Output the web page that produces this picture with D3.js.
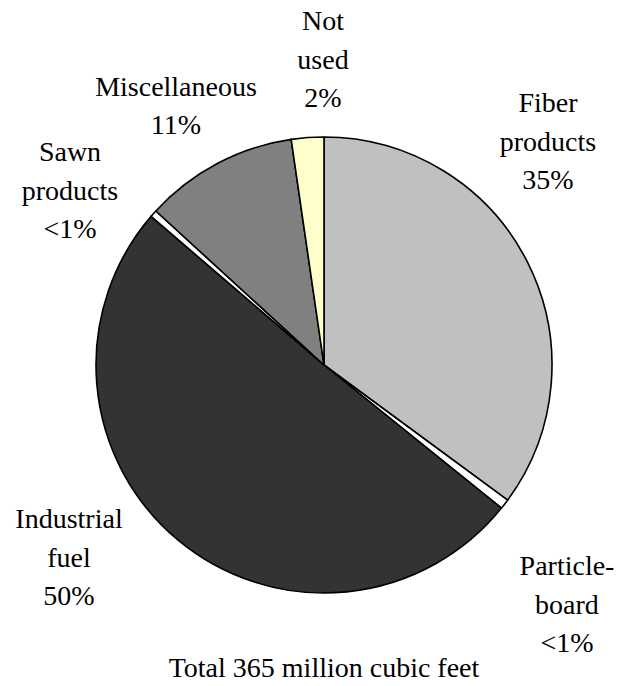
<!DOCTYPE html>
<html lang="en">
<head>
<meta charset="utf-8">
<title>Residue use pie</title>
<script src="https://cdn.jsdelivr.net/npm/d3@7"></script>
<style>
  body { margin: 0; background: #fff; }
</style>
</head>
<body>
<script>
// data, clockwise from 12 o'clock
var categories = ["Fiber products", "Particleboard", "Industrial fuel", "Sawn products", "Miscellaneous", "Not used"];
var shares = [35.1, 0.7, 50.5, 0.5, 10.9, 2.3];
var labelLines = [
  ["Fiber", "products", "35%"],
  ["Particle-", "board", "<1%"],
  ["Industrial", "fuel", "50%"],
  ["Sawn", "products", "<1%"],
  ["Miscellaneous", "11%"],
  ["Not", "used", "2%"]
];
var totalLabel = "Total 365 million cubic feet";

// layout
var width = 628, height = 686;
var cx = 324, cy = 365, radius = 228;
var fills = ["#c0c0c0", "#ffffff", "#333333", "#ffffff", "#808080", "#ffffcc"];
// label centres (middle line)
var labelCenters = [[548, 141], [567, 604], [69, 557], [70, 190], [176, 105], [323, 59]];
var lineStep = 38.5;
var fontFamily = "'Liberation Serif', 'Times New Roman', Times, 'DejaVu Serif', serif";
var fontSize = "28px";

var svg = d3.select("body").append("svg")
    .attr("width", width).attr("height", height);

var pie = d3.pie().sort(null).value(function(d) { return d; });
var arc = d3.arc().innerRadius(0).outerRadius(radius);

var g = svg.append("g").attr("transform", "translate(" + cx + "," + cy + ")");

g.selectAll("path").data(pie(shares)).enter().append("path")
    .attr("d", arc)
    .attr("fill", function(d, i) { return fills[i]; })
    .attr("stroke", "#000")
    .attr("stroke-width", 1.6)
    .attr("stroke-linejoin", "round");

var labels = svg.selectAll("text.lbl").data(labelLines).enter().append("text")
    .attr("class", "lbl")
    .attr("text-anchor", "middle")
    .style("font-family", fontFamily)
    .style("font-size", fontSize);

labels.each(function(lines, i) {
    var t = d3.select(this);
    var c = labelCenters[i];
    var n = lines.length;
    lines.forEach(function(line, k) {
        t.append("tspan")
            .attr("x", c[0])
            .attr("y", c[1] + (k - (n - 1) / 2) * lineStep)
            .attr("dy", "0.35em")
            .text(line);
    });
});

svg.append("text")
    .attr("x", cx).attr("y", 667)
    .attr("dy", "0.35em")
    .attr("text-anchor", "middle")
    .style("font-family", fontFamily)
    .style("font-size", fontSize)
    .text(totalLabel);
</script>
</body>
</html>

> Problem to solve
Every line above should be repeated exactly; pictures stay out of the copy.

> Final result
Output the web page that produces this picture with D3.js.
<!DOCTYPE html>
<html lang="en">
<head>
<meta charset="utf-8">
<title>Residue use pie</title>
<script src="https://cdn.jsdelivr.net/npm/d3@7"></script>
<style>
  body { margin: 0; background: #fff; }
</style>
</head>
<body>
<script>
// data, clockwise from 12 o'clock
var categories = ["Fiber products", "Particleboard", "Industrial fuel", "Sawn products", "Miscellaneous", "Not used"];
var shares = [35.1, 0.7, 50.5, 0.5, 10.9, 2.3];
var labelLines = [
  ["Fiber", "products", "35%"],
  ["Particle-", "board", "<1%"],
  ["Industrial", "fuel", "50%"],
  ["Sawn", "products", "<1%"],
  ["Miscellaneous", "11%"],
  ["Not", "used", "2%"]
];
var totalLabel = "Total 365 million cubic feet";

// layout
var width = 628, height = 686;
var cx = 324, cy = 365, radius = 228;
var fills = ["#c0c0c0", "#ffffff", "#333333", "#ffffff", "#808080", "#ffffcc"];
// label centres (middle line)
var labelCenters = [[548, 141], [567, 604], [69, 557], [70, 190], [176, 105], [323, 59]];
var lineStep = 38.5;
var fontFamily = "'Liberation Serif', 'Times New Roman', Times, 'DejaVu Serif', serif";
var fontSize = "28px";

var svg = d3.select("body").append("svg")
    .attr("width", width).attr("height", height);

var pie = d3.pie().sort(null).value(function(d) { return d; });
var arc = d3.arc().innerRadius(0).outerRadius(radius);

var g = svg.append("g").attr("transform", "translate(" + cx + "," + cy + ")");

g.selectAll("path").data(pie(shares)).enter().append("path")
    .attr("d", arc)
    .attr("fill", function(d, i) { return fills[i]; })
    .attr("stroke", "#000")
    .attr("stroke-width", 1.6)
    .attr("stroke-linejoin", "round");

var labels = svg.selectAll("text.lbl").data(labelLines).enter().append("text")
    .attr("class", "lbl")
    .attr("text-anchor", "middle")
    .style("font-family", fontFamily)
    .style("font-size", fontSize);

labels.each(function(lines, i) {
    var t = d3.select(this);
    var c = labelCenters[i];
    var n = lines.length;
    lines.forEach(function(line, k) {
        t.append("tspan")
            .attr("x", c[0])
            .attr("y", c[1] + (k - (n - 1) / 2) * lineStep)
            .attr("dy", "0.35em")
            .text(line);
    });
});

svg.append("text")
    .attr("x", cx).attr("y", 667)
    .attr("dy", "0.35em")
    .attr("text-anchor", "middle")
    .style("font-family", fontFamily)
    .style("font-size", fontSize)
    .text(totalLabel);
</script>
</body>
</html>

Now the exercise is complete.